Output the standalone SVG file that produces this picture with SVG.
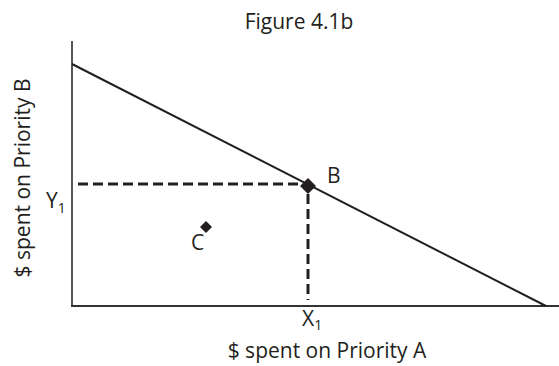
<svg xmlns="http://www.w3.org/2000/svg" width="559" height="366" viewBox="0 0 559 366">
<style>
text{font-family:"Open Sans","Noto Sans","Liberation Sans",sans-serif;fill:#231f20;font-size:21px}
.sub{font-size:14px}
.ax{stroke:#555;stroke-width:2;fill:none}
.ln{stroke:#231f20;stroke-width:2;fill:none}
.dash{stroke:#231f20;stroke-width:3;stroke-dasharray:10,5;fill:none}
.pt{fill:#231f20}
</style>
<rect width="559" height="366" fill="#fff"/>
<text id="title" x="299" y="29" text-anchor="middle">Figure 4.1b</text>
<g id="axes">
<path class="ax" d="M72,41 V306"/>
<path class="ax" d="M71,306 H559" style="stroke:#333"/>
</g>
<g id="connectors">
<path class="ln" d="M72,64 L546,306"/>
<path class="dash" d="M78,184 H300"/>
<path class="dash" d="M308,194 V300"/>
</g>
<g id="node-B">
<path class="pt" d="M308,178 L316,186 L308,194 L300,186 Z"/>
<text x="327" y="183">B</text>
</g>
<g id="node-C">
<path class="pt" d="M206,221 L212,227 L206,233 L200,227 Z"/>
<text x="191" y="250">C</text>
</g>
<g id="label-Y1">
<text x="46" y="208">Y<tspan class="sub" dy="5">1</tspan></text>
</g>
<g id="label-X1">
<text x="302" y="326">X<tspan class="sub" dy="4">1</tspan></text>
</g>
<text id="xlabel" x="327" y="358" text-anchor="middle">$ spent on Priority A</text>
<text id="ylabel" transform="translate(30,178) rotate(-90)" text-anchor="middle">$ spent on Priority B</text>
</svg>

▶ **PROBLEM**
Go through the material above and print all of it exactly, except the pictures.

▶ **COMPLETE OUTPUT**
Output the standalone SVG file that produces this picture with SVG.
<svg xmlns="http://www.w3.org/2000/svg" width="559" height="366" viewBox="0 0 559 366">
<style>
text{font-family:"Open Sans","Noto Sans","Liberation Sans",sans-serif;fill:#231f20;font-size:21px}
.sub{font-size:14px}
.ax{stroke:#555;stroke-width:2;fill:none}
.ln{stroke:#231f20;stroke-width:2;fill:none}
.dash{stroke:#231f20;stroke-width:3;stroke-dasharray:10,5;fill:none}
.pt{fill:#231f20}
</style>
<rect width="559" height="366" fill="#fff"/>
<text id="title" x="299" y="29" text-anchor="middle">Figure 4.1b</text>
<g id="axes">
<path class="ax" d="M72,41 V306"/>
<path class="ax" d="M71,306 H559" style="stroke:#333"/>
</g>
<g id="connectors">
<path class="ln" d="M72,64 L546,306"/>
<path class="dash" d="M78,184 H300"/>
<path class="dash" d="M308,194 V300"/>
</g>
<g id="node-B">
<path class="pt" d="M308,178 L316,186 L308,194 L300,186 Z"/>
<text x="327" y="183">B</text>
</g>
<g id="node-C">
<path class="pt" d="M206,221 L212,227 L206,233 L200,227 Z"/>
<text x="191" y="250">C</text>
</g>
<g id="label-Y1">
<text x="46" y="208">Y<tspan class="sub" dy="5">1</tspan></text>
</g>
<g id="label-X1">
<text x="302" y="326">X<tspan class="sub" dy="4">1</tspan></text>
</g>
<text id="xlabel" x="327" y="358" text-anchor="middle">$ spent on Priority A</text>
<text id="ylabel" transform="translate(30,178) rotate(-90)" text-anchor="middle">$ spent on Priority B</text>
</svg>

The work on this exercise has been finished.